**What you are asked to do:** Only a number is wanted: how many lines in the listing contain the word "page"?

**Given records:**
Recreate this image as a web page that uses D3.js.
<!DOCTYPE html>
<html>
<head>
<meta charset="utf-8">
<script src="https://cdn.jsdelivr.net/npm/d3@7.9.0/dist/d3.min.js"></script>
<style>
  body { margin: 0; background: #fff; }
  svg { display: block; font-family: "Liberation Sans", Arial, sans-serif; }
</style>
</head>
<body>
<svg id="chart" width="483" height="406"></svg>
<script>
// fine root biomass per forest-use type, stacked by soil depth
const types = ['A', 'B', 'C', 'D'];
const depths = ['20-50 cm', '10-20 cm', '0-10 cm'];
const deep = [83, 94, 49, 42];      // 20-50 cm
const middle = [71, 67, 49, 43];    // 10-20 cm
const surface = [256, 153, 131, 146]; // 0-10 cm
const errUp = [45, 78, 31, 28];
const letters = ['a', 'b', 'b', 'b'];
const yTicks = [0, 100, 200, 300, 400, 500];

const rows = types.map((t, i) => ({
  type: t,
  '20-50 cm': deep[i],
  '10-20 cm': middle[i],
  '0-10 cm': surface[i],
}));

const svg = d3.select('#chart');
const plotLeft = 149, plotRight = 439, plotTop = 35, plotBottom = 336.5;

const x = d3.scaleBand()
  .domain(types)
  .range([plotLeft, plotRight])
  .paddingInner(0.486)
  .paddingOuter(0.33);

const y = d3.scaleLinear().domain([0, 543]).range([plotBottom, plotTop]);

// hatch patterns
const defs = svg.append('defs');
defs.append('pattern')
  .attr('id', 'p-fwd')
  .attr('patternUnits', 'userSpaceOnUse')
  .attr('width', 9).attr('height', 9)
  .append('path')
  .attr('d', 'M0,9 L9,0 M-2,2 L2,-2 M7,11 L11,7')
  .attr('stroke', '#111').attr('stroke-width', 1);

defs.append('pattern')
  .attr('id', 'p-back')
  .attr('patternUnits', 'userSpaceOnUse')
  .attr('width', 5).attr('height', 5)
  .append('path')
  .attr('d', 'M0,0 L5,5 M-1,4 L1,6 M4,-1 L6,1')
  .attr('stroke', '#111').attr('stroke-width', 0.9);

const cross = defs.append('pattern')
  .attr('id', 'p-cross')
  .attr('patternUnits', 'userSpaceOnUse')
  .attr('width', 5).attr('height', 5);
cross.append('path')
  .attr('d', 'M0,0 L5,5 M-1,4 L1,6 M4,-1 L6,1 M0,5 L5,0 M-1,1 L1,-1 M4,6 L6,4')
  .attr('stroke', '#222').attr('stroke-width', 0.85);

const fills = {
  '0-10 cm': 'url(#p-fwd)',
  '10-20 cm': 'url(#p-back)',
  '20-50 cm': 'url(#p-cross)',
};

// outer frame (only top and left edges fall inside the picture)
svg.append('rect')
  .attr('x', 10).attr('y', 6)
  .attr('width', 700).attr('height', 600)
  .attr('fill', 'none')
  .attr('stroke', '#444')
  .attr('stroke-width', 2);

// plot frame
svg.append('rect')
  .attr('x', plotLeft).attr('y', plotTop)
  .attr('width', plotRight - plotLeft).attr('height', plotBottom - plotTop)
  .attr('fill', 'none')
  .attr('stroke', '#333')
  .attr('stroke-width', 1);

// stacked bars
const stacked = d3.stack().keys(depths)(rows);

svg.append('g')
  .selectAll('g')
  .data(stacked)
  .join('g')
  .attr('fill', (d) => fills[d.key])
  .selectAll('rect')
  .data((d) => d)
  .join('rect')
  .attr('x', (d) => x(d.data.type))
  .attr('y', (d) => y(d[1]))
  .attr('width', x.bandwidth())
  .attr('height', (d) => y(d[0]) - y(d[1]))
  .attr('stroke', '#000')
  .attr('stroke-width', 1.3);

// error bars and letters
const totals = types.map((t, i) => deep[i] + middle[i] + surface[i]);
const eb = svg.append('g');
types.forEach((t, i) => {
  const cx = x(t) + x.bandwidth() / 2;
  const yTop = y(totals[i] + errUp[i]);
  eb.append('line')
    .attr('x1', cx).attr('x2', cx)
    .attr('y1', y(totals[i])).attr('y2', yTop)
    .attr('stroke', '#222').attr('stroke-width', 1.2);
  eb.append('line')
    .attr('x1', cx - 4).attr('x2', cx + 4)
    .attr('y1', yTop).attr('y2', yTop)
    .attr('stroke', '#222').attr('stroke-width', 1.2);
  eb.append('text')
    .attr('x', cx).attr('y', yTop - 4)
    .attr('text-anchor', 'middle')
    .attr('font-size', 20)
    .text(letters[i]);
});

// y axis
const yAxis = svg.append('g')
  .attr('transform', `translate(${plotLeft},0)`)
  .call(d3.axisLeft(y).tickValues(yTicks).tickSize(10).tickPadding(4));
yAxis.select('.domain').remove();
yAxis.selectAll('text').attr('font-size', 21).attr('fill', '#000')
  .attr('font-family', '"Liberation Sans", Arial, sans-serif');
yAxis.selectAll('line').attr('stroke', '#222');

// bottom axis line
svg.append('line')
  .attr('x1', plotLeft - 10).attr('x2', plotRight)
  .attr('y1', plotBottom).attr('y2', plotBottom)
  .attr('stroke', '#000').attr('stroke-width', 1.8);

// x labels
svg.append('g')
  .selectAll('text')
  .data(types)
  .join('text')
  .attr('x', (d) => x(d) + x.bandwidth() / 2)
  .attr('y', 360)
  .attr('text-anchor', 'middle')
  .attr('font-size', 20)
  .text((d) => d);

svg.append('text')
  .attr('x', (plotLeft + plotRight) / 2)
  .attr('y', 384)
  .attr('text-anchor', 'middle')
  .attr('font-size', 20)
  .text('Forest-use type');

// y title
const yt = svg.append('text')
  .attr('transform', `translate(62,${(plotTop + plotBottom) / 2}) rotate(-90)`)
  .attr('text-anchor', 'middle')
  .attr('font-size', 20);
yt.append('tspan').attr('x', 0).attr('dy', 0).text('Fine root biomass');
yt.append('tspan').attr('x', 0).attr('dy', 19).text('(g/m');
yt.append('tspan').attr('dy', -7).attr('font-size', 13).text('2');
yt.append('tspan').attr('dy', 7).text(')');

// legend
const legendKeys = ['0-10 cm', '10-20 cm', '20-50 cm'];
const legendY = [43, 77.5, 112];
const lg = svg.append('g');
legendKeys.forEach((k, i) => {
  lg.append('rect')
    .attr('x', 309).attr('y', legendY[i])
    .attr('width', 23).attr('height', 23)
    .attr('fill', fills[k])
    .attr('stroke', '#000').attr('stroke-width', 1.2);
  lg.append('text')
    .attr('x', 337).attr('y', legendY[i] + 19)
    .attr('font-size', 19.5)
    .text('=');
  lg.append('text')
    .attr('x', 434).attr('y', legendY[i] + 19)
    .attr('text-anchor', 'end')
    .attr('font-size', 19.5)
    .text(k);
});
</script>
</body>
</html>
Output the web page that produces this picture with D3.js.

**Output for this task:** 2